Academic medicine can be very satisfying. I am pleased when I see one of
my residents takes excellent care of a seriously injured patient. I am pleased
when a junior member of the faculty publishes a really good paper. I am
pleased when the program attracts an especially good group of residents.
Sources of satisfaction can be multiple when one is a teacher, but Ishihara
has presented me with one of the best.
He has taken an idea, which arose from a related research project in 1979,
and devoted his career to exploring every ramification and answering almost
every question related to it. The related research had to do with the mechanism
of hyperglycemia in various states of general and regional anesthesia.
The idea that triggered his imagination was to use glucose as a marker for
the measurement of central extracellular fluid (ECF) volume. His exhaustive
work forms the material for this book.
He has studied animals and humans, healthy people and sick. He has
answered the pressing questions, whether simple or complex. He has compared
his technique to the recognized gold standards of analysis in a wide
variety of complex clinical situations. When I say a wide variety of complex
clinical situations, I mean patients in his intensive care unit with severe hemorrhagic
hypovolemia, congestive heart failure, respiratory failure on longterm
ventilator support, adrenal insufficiency, and metabolic imbalance on
insulin infusions. His studies have always been directed to the goal of
improved decision making in the area of fluid therapy and inotropic support.

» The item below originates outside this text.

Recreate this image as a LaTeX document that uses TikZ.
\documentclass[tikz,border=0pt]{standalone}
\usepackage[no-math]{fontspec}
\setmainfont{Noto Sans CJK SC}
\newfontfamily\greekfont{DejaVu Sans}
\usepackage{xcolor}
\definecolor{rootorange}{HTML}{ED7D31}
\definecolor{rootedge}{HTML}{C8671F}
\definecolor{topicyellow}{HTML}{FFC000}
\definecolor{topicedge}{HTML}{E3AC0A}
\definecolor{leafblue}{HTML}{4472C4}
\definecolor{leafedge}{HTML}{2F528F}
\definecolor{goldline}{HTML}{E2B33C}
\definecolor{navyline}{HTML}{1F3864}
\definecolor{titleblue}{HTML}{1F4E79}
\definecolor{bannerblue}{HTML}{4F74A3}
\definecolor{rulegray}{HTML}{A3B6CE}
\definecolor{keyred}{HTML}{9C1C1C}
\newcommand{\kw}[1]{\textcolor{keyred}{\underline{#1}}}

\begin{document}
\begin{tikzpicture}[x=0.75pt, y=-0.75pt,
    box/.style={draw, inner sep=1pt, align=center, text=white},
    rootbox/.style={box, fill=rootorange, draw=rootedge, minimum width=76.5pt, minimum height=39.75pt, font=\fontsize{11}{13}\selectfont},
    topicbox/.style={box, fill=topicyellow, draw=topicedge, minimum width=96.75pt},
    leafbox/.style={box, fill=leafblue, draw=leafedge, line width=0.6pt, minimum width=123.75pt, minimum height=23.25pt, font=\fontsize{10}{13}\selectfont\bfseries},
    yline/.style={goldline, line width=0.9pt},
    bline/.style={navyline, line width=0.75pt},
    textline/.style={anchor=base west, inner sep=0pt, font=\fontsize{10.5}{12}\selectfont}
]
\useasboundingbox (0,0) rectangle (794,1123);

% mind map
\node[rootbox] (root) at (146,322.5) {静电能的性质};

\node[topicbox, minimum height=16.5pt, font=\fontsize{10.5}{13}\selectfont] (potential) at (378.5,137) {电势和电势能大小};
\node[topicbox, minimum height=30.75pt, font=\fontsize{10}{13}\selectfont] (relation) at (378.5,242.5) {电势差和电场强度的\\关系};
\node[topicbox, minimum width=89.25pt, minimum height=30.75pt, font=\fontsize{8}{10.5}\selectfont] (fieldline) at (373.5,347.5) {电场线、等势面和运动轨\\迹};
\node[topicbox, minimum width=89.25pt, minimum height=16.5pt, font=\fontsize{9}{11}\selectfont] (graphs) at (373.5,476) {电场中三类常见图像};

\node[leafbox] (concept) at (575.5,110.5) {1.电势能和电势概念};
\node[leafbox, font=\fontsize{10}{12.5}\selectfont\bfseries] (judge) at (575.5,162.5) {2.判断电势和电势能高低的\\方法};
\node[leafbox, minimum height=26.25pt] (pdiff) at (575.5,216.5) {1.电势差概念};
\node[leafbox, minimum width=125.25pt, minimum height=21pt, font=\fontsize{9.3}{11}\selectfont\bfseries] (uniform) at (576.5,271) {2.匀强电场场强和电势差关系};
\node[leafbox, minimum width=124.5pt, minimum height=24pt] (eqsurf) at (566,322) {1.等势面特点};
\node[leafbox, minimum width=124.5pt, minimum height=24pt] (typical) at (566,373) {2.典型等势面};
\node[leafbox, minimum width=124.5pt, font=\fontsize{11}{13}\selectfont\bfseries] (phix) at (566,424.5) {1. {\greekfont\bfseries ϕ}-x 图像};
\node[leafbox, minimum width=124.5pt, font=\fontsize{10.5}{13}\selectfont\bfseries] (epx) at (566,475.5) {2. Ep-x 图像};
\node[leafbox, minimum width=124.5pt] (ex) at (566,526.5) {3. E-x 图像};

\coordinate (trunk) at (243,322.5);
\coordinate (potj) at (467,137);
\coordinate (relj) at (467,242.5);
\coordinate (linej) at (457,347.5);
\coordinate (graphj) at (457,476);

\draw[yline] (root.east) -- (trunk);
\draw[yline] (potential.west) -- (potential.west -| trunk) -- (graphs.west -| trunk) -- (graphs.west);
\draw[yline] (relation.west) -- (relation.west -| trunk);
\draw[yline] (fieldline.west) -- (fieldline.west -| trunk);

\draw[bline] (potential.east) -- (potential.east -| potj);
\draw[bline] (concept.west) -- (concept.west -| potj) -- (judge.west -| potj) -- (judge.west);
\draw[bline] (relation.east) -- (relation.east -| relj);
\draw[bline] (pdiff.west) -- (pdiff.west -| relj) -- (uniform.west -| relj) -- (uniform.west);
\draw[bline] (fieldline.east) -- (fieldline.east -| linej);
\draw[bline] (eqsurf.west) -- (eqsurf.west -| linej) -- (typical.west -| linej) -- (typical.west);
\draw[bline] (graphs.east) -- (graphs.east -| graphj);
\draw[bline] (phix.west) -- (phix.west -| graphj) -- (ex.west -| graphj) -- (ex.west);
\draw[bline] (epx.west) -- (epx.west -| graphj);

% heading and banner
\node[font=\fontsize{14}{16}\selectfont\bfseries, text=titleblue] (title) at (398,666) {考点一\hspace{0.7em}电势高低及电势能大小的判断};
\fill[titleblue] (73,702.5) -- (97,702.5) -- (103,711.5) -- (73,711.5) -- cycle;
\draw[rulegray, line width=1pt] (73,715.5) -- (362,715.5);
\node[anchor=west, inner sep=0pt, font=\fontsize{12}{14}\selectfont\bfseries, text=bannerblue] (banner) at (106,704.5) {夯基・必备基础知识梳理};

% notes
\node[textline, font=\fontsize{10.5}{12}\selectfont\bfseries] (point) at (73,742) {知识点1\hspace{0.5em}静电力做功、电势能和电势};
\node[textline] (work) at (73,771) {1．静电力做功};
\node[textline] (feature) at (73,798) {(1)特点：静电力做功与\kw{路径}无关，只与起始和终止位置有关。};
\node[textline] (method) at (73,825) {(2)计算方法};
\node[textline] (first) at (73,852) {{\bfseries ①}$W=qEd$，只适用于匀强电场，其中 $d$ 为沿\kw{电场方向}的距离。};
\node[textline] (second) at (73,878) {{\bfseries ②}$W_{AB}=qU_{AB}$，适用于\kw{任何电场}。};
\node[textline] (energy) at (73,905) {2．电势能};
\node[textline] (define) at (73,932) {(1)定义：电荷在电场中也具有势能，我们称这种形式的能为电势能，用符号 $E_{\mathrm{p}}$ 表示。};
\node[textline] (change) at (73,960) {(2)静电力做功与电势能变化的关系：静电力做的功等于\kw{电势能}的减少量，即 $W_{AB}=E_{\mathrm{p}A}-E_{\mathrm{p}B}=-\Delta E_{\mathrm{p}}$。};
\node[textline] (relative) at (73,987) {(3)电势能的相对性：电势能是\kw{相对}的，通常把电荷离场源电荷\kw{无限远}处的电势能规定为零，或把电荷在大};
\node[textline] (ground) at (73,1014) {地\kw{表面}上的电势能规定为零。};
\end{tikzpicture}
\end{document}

His dedication has paid off. He has the answers. The initial distribution
volume of glucose (IDVG) is a valuable marker of central ECF volume and a
valuable guide to therapy. Why then has it not become more popular? I believe
because it is too simple and does not generate profit for anybody but the
patient. It does not involve computers or expensive new drugs. It does not
posses an army of salesmen who promote its virtues in the coffee rooms of
relaxing anesthesiologists and intensivists.